Stored records
--- Start ---

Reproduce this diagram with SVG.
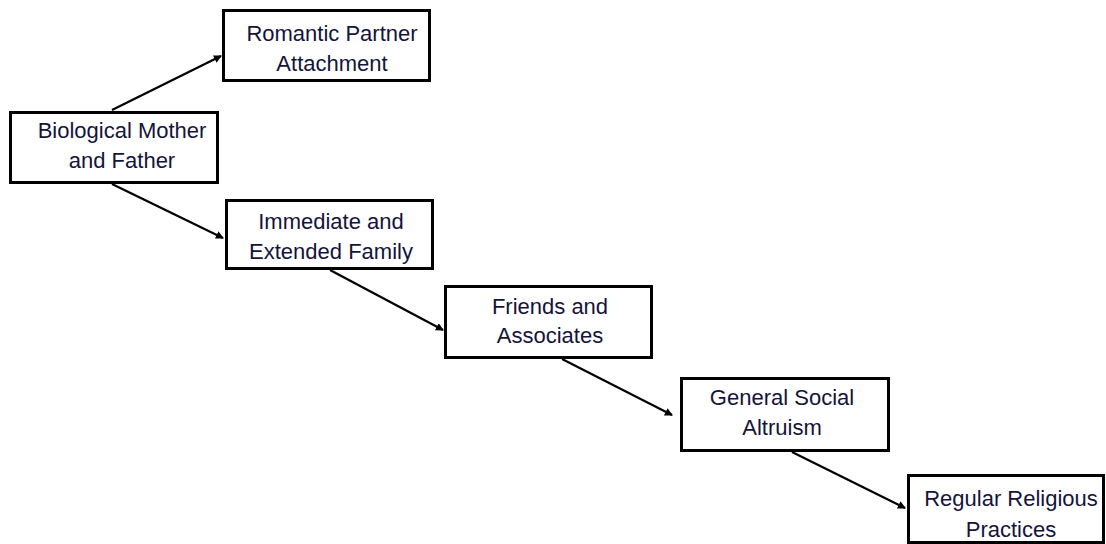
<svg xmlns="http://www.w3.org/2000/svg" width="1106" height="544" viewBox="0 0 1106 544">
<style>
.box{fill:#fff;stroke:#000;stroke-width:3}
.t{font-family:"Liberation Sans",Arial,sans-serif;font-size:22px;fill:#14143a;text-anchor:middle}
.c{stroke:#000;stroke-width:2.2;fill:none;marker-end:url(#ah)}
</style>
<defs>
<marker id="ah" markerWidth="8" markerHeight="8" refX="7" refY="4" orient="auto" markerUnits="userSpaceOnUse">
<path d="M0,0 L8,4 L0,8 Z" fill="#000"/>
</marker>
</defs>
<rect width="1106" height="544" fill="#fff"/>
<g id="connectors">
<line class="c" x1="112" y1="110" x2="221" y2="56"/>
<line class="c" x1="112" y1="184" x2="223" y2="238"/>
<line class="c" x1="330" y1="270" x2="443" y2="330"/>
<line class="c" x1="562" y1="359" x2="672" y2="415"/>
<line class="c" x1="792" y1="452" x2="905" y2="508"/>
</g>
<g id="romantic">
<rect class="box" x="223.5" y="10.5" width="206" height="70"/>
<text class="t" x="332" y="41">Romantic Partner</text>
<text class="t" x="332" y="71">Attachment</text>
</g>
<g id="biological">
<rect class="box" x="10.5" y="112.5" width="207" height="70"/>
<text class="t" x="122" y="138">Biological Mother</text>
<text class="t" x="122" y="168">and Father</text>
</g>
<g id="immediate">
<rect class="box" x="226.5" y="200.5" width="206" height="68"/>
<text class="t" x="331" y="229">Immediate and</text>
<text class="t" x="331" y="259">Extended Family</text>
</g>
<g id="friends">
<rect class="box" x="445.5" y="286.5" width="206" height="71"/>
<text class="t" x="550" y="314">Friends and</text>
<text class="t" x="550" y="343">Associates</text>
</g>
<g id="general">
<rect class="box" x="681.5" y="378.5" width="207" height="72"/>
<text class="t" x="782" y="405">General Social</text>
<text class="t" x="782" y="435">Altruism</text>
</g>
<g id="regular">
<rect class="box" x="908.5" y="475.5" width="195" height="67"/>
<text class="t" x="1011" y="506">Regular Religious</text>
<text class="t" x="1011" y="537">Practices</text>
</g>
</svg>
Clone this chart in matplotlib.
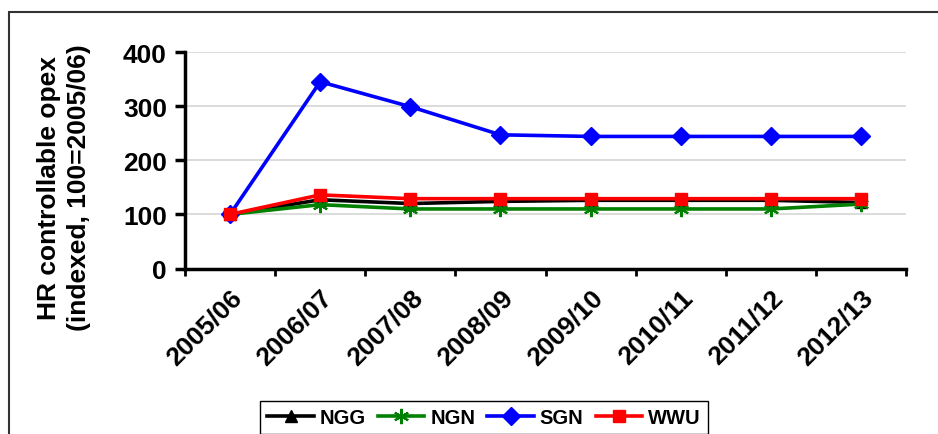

--- End ---

**TO DO**
Write out the listing above again, exactly, but with no pictures in the copy.

**COMPLETE ANSWER**
Reproduce this diagram with SVG.
<svg xmlns="http://www.w3.org/2000/svg" width="1106" height="544" viewBox="0 0 1106 544">
<style>
.box{fill:#fff;stroke:#000;stroke-width:3}
.t{font-family:"Liberation Sans",Arial,sans-serif;font-size:22px;fill:#14143a;text-anchor:middle}
.c{stroke:#000;stroke-width:2.2;fill:none;marker-end:url(#ah)}
</style>
<defs>
<marker id="ah" markerWidth="8" markerHeight="8" refX="7" refY="4" orient="auto" markerUnits="userSpaceOnUse">
<path d="M0,0 L8,4 L0,8 Z" fill="#000"/>
</marker>
</defs>
<rect width="1106" height="544" fill="#fff"/>
<g id="connectors">
<line class="c" x1="112" y1="110" x2="221" y2="56"/>
<line class="c" x1="112" y1="184" x2="223" y2="238"/>
<line class="c" x1="330" y1="270" x2="443" y2="330"/>
<line class="c" x1="562" y1="359" x2="672" y2="415"/>
<line class="c" x1="792" y1="452" x2="905" y2="508"/>
</g>
<g id="romantic">
<rect class="box" x="223.5" y="10.5" width="206" height="70"/>
<text class="t" x="332" y="41">Romantic Partner</text>
<text class="t" x="332" y="71">Attachment</text>
</g>
<g id="biological">
<rect class="box" x="10.5" y="112.5" width="207" height="70"/>
<text class="t" x="122" y="138">Biological Mother</text>
<text class="t" x="122" y="168">and Father</text>
</g>
<g id="immediate">
<rect class="box" x="226.5" y="200.5" width="206" height="68"/>
<text class="t" x="331" y="229">Immediate and</text>
<text class="t" x="331" y="259">Extended Family</text>
</g>
<g id="friends">
<rect class="box" x="445.5" y="286.5" width="206" height="71"/>
<text class="t" x="550" y="314">Friends and</text>
<text class="t" x="550" y="343">Associates</text>
</g>
<g id="general">
<rect class="box" x="681.5" y="378.5" width="207" height="72"/>
<text class="t" x="782" y="405">General Social</text>
<text class="t" x="782" y="435">Altruism</text>
</g>
<g id="regular">
<rect class="box" x="908.5" y="475.5" width="195" height="67"/>
<text class="t" x="1011" y="506">Regular Religious</text>
<text class="t" x="1011" y="537">Practices</text>
</g>
</svg>
Clone this chart in matplotlib.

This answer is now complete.